Lepraria pacifica

Scientific classification
- Domain: Eukaryota
- Kingdom: Fungi
- Division: Ascomycota
- Class: Lecanoromycetes
- Order: Lecanorales
- Family: Stereocaulaceae
- Genus: Lepraria
- Species: L. pacifica
- Binomial name: Lepraria pacifica Lendemer (2011)

= Lepraria pacifica =

- Authority: Lendemer (2011)

Species of lichen

Lepraria pacifica, the Pacific dust lichen, is a whitish-blue-green leprose crustose lichen that grows on its substrate like patches of granular, caked-up, mealy dust grains. Like other members of the Lepraria genus, it only reproduces asexually.

The main vegetative body (thallus) is made of patches of soredia, little balls of algae wrapped in fungus. The thallus body may be discontinuous, starting off as isolated granules that divide to form aggregations that then merge to form a 0.1– 0.7 mm crust without a cortex (ecorticate). It gradually forms an organized pseudocortex. The photobiont consists of green globose coccoid cells. It produces a thick thallus and (usually) lacks rhizohyphae and ascending thallus margins.

It is endemic to western North America. It grows on rock, soil, and bark, along the pacific coast of North America, from Coastal British Columbia to populations found in southern California, and in and near Yosemite National Park in the Sierra Nevada range. It is usually corticolous (grows on bark), and occurs only in western North America. It is usually found only growing on conifers. In redwood forests, it is the most commonly found member of its genus. It is one of the only lichens that grows on the lower trunks of redwood trees. "Pacifica" refers to it being found only along the mountain ranges of the Pacific Coast in western North America, and in the Sierra Nevada range in and near Yosemite National Park.

Lichen spot test are K− or K+ purple, C ± pink, KC+ pink, P−, UV+ blue-white.
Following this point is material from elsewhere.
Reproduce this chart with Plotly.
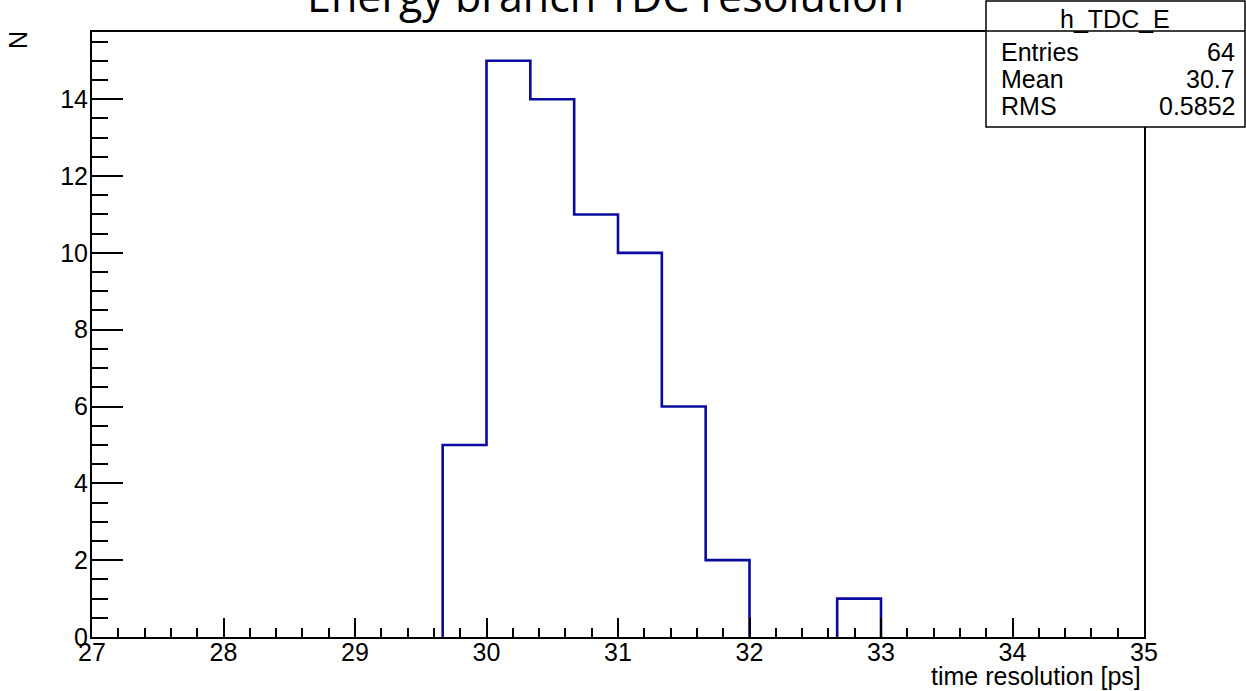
import numpy as np
import plotly.graph_objects as go

# Histogram h_TDC_E: 24 bins of 1/3 ps between 27 and 35 ps
bin_low = 27.0
bin_high = 35.0
n_bins = 24
counts = [0, 0, 0, 0, 0, 0, 0, 0,
          5, 15, 14, 11, 10, 6, 2, 0,
          0, 1, 0, 0, 0, 0, 0, 0]

stats_labels = ["Entries", "Mean", "RMS"]
stats_values = ["64", "30.7", "0.5852"]
hist_name = "h_TDC_E"

title_text = "Energy branch TDC resolution"
x_title = "time resolution [ps]"
y_title = "N"

W, H = 1246, 691
L, R, T, B = 92, 102, 32, 54
PW, PH = W - L - R, H - T - B

def px_x(px):
    return (px - L) / PW

def px_y(py):
    return (H - B - py) / PH

# Outline of the histogram; runs along the zero level are left out so the
# axis line stays black there.
edges = np.linspace(bin_low, bin_high, n_bins + 1)
step_x, step_y = [], []
for i, c in enumerate(counts):
    prev_c = counts[i - 1] if i > 0 else 0
    if c == 0 and prev_c == 0:
        continue
    if c > 0 and prev_c == 0:
        if step_x:
            step_x.append(None)
            step_y.append(None)
        step_x += [edges[i], edges[i]]
        step_y += [0, c]
    elif c > 0:
        step_x += [edges[i], edges[i]]
        step_y += [prev_c, c]
    else:
        step_x += [edges[i], edges[i]]
        step_y += [prev_c, 0]
        continue
    step_x.append(edges[i + 1])
    step_y.append(c)
if counts[-1] > 0:
    step_x.append(edges[-1])
    step_y.append(0)

blue = "#0a0a9e"
font_axis = "Liberation Sans, Arial, sans-serif"
fs = 25

fig = go.Figure()
fig.add_trace(go.Scatter(
    x=step_x, y=step_y, mode="lines",
    line=dict(color=blue, width=2.6), hoverinfo="skip", showlegend=False,
))

fig.update_layout(
    width=W, height=H,
    margin=dict(l=L, r=R, t=T, b=B, pad=0),
    paper_bgcolor="white", plot_bgcolor="white",
    showlegend=False,
)

fig.update_xaxes(
    range=[bin_low, bin_high], showgrid=False, zeroline=False,
    showline=True, linecolor="black", linewidth=2, mirror=True,
    ticks="inside", tickvals=list(range(27, 36)), ticklen=19, tickwidth=2,
    tickcolor="black", ticklabelstandoff=-8,
    minor=dict(dtick=0.2, tick0=27, ticks="inside", ticklen=9, tickwidth=2,
               tickcolor="black", showgrid=False),
    tickfont=dict(family=font_axis, size=fs, color="black"),
)
fig.update_yaxes(
    range=[0, 15.75], showgrid=False, zeroline=False,
    showline=True, linecolor="black", linewidth=2, mirror=True,
    ticks="inside", tickvals=list(range(0, 16, 2)), ticklen=31, tickwidth=2,
    tickcolor="black", ticklabelstandoff=-3,
    minor=dict(dtick=0.5, tick0=0, ticks="inside", ticklen=16, tickwidth=2,
               tickcolor="black", showgrid=False),
    tickfont=dict(family=font_axis, size=fs, color="black"),
)

annotations = [
    dict(text=title_text, x=px_x(605), y=px_y(-5), xref="paper", yref="paper",
         xanchor="center", yanchor="middle", showarrow=False,
         font=dict(family="Open Sans, sans-serif", size=43, color="black")),
    dict(text=x_title, x=px_x(1143), y=px_y(676), xref="paper", yref="paper",
         xanchor="right", yanchor="middle", showarrow=False,
         font=dict(family=font_axis, size=fs, color="black")),
    dict(text=y_title, x=px_x(18), y=px_y(40), xref="paper", yref="paper",
         xanchor="center", yanchor="middle", showarrow=False, textangle=-90,
         font=dict(family=font_axis, size=fs, color="black")),
    dict(text=hist_name, x=px_x(1115), y=px_y(19), xref="paper", yref="paper",
         xanchor="center", yanchor="middle", showarrow=False,
         font=dict(family=font_axis, size=fs, color="black")),
]
row_y = [52, 79, 106]
for lab, val, ry in zip(stats_labels, stats_values, row_y):
    annotations.append(dict(text=lab, x=px_x(999), y=px_y(ry), xref="paper",
                            yref="paper", xanchor="left", yanchor="middle",
                            showarrow=False,
                            font=dict(family=font_axis, size=fs, color="black")))
    annotations.append(dict(text=val, x=px_x(1237), y=px_y(ry), xref="paper",
                            yref="paper", xanchor="right", yanchor="middle",
                            showarrow=False,
                            font=dict(family=font_axis, size=fs, color="black")))
fig.update_layout(annotations=annotations)

# statistics box
fig.add_shape(type="rect", xref="paper", yref="paper",
              x0=px_x(986), x1=px_x(1245), y0=px_y(127), y1=px_y(1),
              line=dict(color="black", width=1.5), fillcolor="white", layer="above")
fig.add_shape(type="line", xref="paper", yref="paper",
              x0=px_x(986), x1=px_x(1245), y0=px_y(31), y1=px_y(31),
              line=dict(color="black", width=1.5), layer="above")

fig.write_html("out.html")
Lepraria pacifica has a thallus similar in structure to some forms of the European L. incana, but has a thicker thallus and always produces TLC detectable nordivaricatic acid. Its thick thallus is unlike other members of its genus, but this is variable. It is the only member of its genus that regularly produces divaricatic acid. It is characterized by having divaricatic acid, zeorin, and nordivaricatic acid, which is in lower concentrations than L. crassissima and L. cryophila. It may be confused with L. crassissima and L. incana because of its similar chemistry, but it occurs in different biogeography and ecology. L. crassissima is mainly saxicolous (grows on rock), and is a European species with a thallus similar to L. cryophila, with a well developed hypothallus and rhizohyphae as well as ascending thallus margins.